(Code that draws figures)
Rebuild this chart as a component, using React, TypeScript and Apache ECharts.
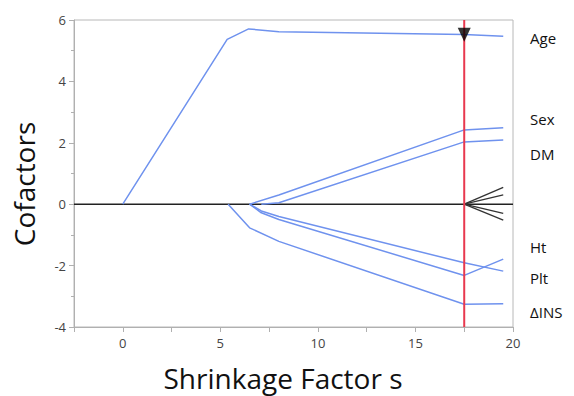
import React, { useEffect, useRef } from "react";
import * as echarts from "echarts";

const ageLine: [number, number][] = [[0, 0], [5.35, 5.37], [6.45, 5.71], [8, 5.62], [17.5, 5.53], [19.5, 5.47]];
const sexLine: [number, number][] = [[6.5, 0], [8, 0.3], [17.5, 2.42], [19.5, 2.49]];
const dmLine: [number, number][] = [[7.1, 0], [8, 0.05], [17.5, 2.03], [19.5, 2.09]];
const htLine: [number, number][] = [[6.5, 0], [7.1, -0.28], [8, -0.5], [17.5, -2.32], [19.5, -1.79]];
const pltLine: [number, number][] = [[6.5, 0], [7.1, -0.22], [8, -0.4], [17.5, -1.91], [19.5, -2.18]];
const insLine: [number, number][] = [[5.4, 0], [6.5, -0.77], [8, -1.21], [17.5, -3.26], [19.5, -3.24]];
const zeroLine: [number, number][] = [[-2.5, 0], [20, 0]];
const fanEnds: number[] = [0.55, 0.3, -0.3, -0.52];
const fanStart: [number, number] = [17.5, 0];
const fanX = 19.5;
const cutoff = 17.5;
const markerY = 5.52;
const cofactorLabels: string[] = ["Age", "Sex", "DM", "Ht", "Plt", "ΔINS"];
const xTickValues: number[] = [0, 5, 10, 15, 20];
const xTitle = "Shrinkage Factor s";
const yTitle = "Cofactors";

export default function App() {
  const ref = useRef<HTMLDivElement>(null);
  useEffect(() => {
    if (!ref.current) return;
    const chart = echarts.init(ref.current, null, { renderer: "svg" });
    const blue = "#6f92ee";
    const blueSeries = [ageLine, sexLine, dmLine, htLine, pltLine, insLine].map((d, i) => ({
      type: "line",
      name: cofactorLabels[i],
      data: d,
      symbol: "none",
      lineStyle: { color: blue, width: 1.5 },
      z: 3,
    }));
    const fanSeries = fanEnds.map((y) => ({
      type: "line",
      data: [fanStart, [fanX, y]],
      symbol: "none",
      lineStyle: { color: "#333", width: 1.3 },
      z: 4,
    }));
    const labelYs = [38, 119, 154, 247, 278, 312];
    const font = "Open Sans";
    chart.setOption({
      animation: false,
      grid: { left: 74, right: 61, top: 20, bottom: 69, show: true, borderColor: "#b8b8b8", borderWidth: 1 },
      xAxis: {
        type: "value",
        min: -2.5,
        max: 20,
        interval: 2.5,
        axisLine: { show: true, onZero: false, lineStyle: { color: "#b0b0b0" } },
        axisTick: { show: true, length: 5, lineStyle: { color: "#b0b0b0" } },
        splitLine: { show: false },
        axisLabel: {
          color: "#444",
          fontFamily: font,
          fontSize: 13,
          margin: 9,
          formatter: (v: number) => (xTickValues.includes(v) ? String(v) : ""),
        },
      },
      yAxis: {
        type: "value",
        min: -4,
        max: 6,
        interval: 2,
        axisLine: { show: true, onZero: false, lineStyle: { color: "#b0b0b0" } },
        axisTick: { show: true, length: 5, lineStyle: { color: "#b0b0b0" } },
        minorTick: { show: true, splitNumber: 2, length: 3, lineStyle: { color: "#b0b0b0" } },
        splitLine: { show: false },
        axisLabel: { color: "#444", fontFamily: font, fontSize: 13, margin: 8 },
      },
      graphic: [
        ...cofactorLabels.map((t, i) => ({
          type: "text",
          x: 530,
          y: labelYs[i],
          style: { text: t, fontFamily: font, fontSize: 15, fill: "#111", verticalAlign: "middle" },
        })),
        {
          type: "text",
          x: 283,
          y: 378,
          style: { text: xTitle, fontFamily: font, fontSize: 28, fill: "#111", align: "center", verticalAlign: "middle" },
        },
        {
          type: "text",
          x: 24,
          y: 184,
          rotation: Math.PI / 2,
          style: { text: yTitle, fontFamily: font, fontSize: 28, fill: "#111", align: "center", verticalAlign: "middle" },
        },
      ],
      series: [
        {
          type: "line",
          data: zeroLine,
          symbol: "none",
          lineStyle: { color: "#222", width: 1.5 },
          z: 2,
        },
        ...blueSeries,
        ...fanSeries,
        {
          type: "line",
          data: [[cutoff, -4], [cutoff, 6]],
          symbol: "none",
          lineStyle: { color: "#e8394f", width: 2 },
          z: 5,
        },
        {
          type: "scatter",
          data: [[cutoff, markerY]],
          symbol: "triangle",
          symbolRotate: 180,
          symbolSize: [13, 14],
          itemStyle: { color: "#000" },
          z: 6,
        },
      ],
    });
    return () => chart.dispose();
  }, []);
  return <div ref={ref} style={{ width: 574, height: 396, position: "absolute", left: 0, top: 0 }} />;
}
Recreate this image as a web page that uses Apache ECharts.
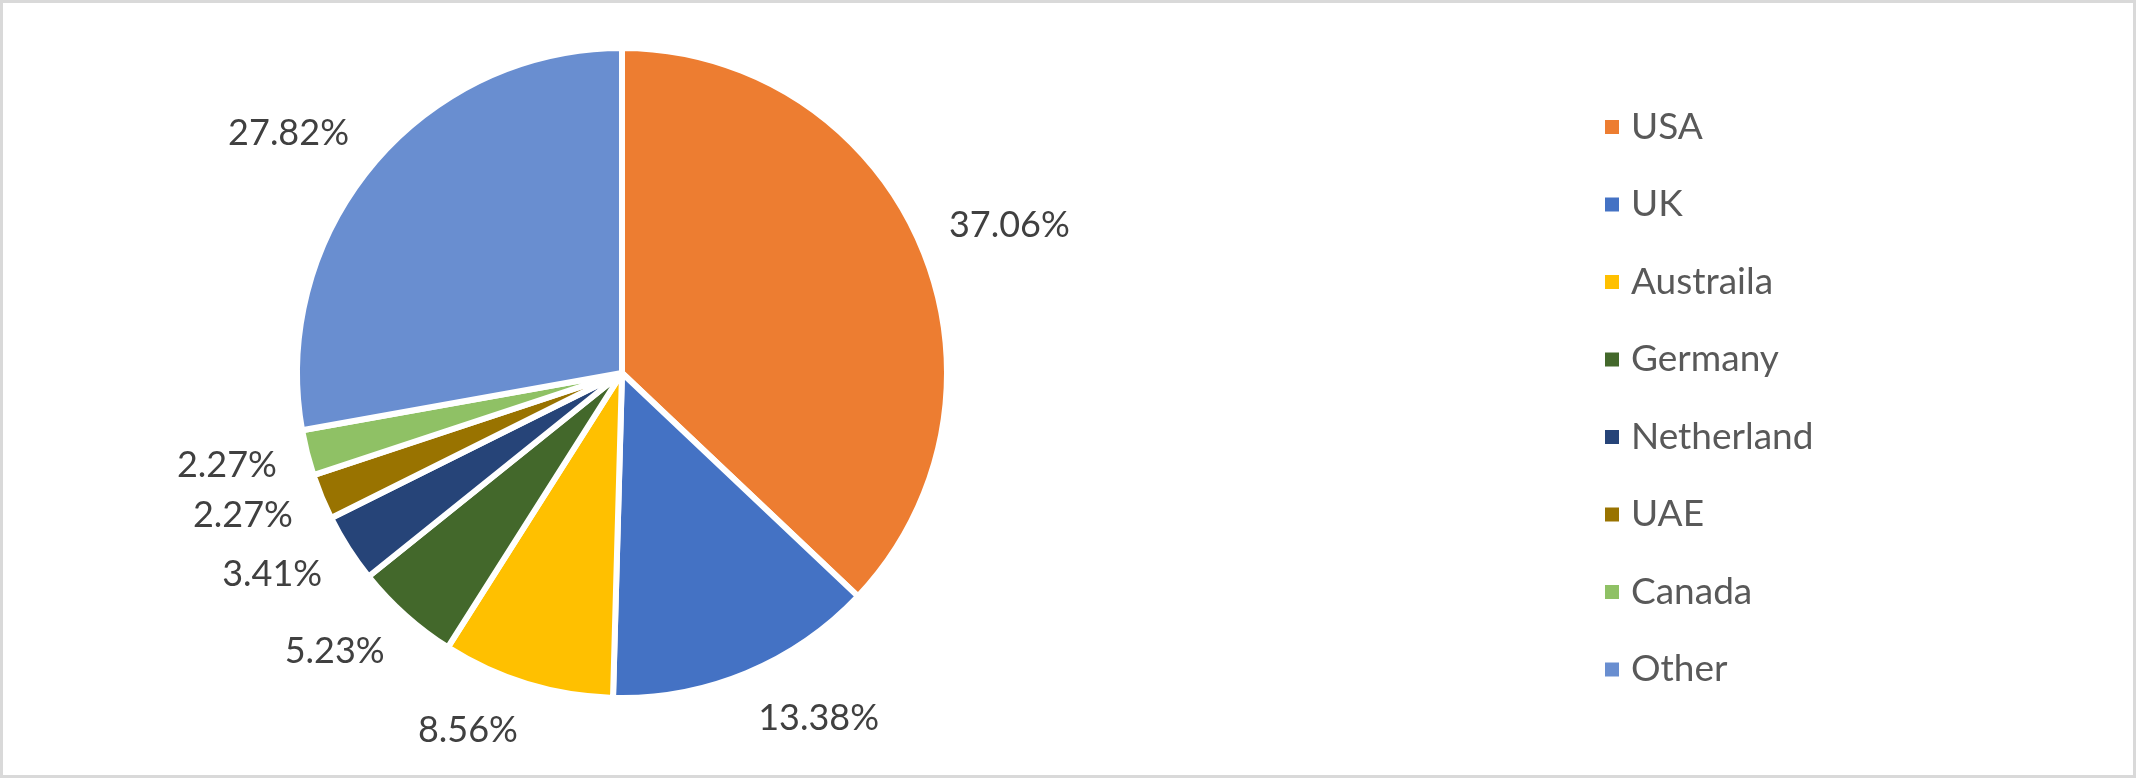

▶ What the task requires: Reproduce only the lines running from the beginning of the entries above to the line holding "import * as", inclusive. Pictures stay out of the copy.

▶ Worked answer:
Rebuild this chart as a component, using React, TypeScript and Apache ECharts.
import React, { useEffect, useRef } from "react";
import * as echarts from "echarts";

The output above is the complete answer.